## [THE PROBLEM]
Write out the data again exactly, skipping every picture.

## [DATASET SECTION]
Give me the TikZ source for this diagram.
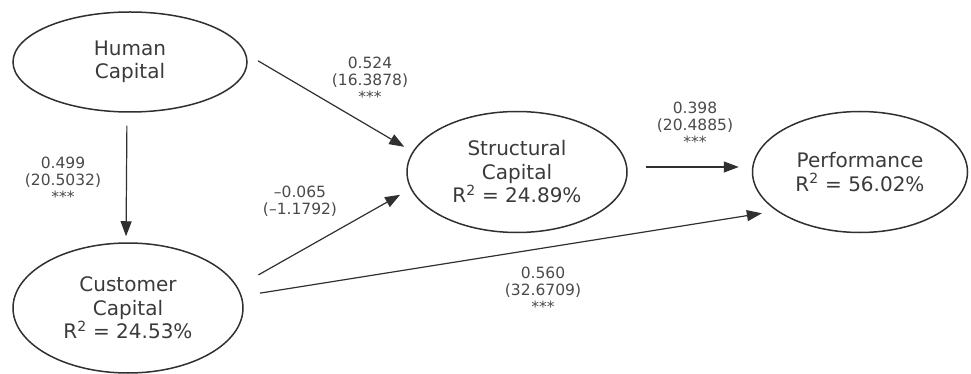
\documentclass[tikz,border=0pt]{standalone}
\usepackage{fontspec}
\setmainfont{DejaVu Sans}
\usetikzlibrary{shapes.geometric,arrows.meta}
\definecolor{inkline}{HTML}{303030}
\definecolor{inktext}{HTML}{3A3A3A}
\definecolor{inklabel}{HTML}{4A4A4A}
\begin{document}
\begin{tikzpicture}[x=1pt,y=-1pt,
  construct/.style={ellipse,draw=inkline,line width=1.5pt,inner sep=0pt,
    text=inktext,align=center,font=\fontsize{20}{23.5}\selectfont},
  coef/.style={text=inklabel,align=center,inner sep=0pt,
    font=\fontsize{15.5}{17}\selectfont},
  path/.style={draw=inkline,line width=1.2pt,
    -{Triangle[length=15pt,width=11pt]}}]
\useasboundingbox (0,0) rectangle (971,374);

% latent constructs
\node[construct,minimum width=234pt,minimum height=100pt] (hc) at (130,62) {Human\\Capital};
\node[construct,minimum width=230pt,minimum height=130pt] (cc) at (128,308) {Customer\\Capital\\R\textsuperscript{2} = 24.53\%};
\node[construct,minimum width=220pt,minimum height=121pt] (sc) at (517,172) {Structural\\Capital\\R\textsuperscript{2} = 24.89\%};
\node[construct,minimum width=215pt,minimum height=121pt] (pf) at (860,172) {Performance\\R\textsuperscript{2} = 56.02\%};

% structural paths
\draw[path,shorten <=13pt,shorten >=6pt] ([xshift=-3pt]hc.south) -- ([xshift=-2pt]cc.north);
\draw[path,shorten <=13.7pt,shorten >=9.6pt] (hc.4.5) -- (sc.169);
\draw[path,shorten <=24pt,shorten >=12pt] (cc.11) -- (sc.189);
\draw[path,shorten <=18.4pt,shorten >=14.8pt] (cc.6.1) -- (pf.205.2);
\draw[path,shorten <=18pt,shorten >=13pt] ([yshift=5pt]sc.east) -- ([yshift=5pt]pf.west);

% path coefficients (t-values)
\node[coef] (l1) at (370,80) {0.524\\(16.3878)\\***};
\node[coef] (l2) at (63,180) {0.499\\(20.5032)\\***};
\node[coef] (l3) at (300,201) {\textendash0.065\\(\textendash1.1792)};
\node[coef] (l4) at (695,125) {0.398\\(20.4885)\\***};
\node[coef] (l5) at (543,290) {0.560\\(32.6709)\\***};
\end{tikzpicture}
\end{document}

## [EXERCISE RESULT]
Give me the TikZ source for this diagram.
\documentclass[tikz,border=0pt]{standalone}
\usepackage{fontspec}
\setmainfont{DejaVu Sans}
\usetikzlibrary{shapes.geometric,arrows.meta}
\definecolor{inkline}{HTML}{303030}
\definecolor{inktext}{HTML}{3A3A3A}
\definecolor{inklabel}{HTML}{4A4A4A}
\begin{document}
\begin{tikzpicture}[x=1pt,y=-1pt,
  construct/.style={ellipse,draw=inkline,line width=1.5pt,inner sep=0pt,
    text=inktext,align=center,font=\fontsize{20}{23.5}\selectfont},
  coef/.style={text=inklabel,align=center,inner sep=0pt,
    font=\fontsize{15.5}{17}\selectfont},
  path/.style={draw=inkline,line width=1.2pt,
    -{Triangle[length=15pt,width=11pt]}}]
\useasboundingbox (0,0) rectangle (971,374);

% latent constructs
\node[construct,minimum width=234pt,minimum height=100pt] (hc) at (130,62) {Human\\Capital};
\node[construct,minimum width=230pt,minimum height=130pt] (cc) at (128,308) {Customer\\Capital\\R\textsuperscript{2} = 24.53\%};
\node[construct,minimum width=220pt,minimum height=121pt] (sc) at (517,172) {Structural\\Capital\\R\textsuperscript{2} = 24.89\%};
\node[construct,minimum width=215pt,minimum height=121pt] (pf) at (860,172) {Performance\\R\textsuperscript{2} = 56.02\%};

% structural paths
\draw[path,shorten <=13pt,shorten >=6pt] ([xshift=-3pt]hc.south) -- ([xshift=-2pt]cc.north);
\draw[path,shorten <=13.7pt,shorten >=9.6pt] (hc.4.5) -- (sc.169);
\draw[path,shorten <=24pt,shorten >=12pt] (cc.11) -- (sc.189);
\draw[path,shorten <=18.4pt,shorten >=14.8pt] (cc.6.1) -- (pf.205.2);
\draw[path,shorten <=18pt,shorten >=13pt] ([yshift=5pt]sc.east) -- ([yshift=5pt]pf.west);

% path coefficients (t-values)
\node[coef] (l1) at (370,80) {0.524\\(16.3878)\\***};
\node[coef] (l2) at (63,180) {0.499\\(20.5032)\\***};
\node[coef] (l3) at (300,201) {\textendash0.065\\(\textendash1.1792)};
\node[coef] (l4) at (695,125) {0.398\\(20.4885)\\***};
\node[coef] (l5) at (543,290) {0.560\\(32.6709)\\***};
\end{tikzpicture}
\end{document}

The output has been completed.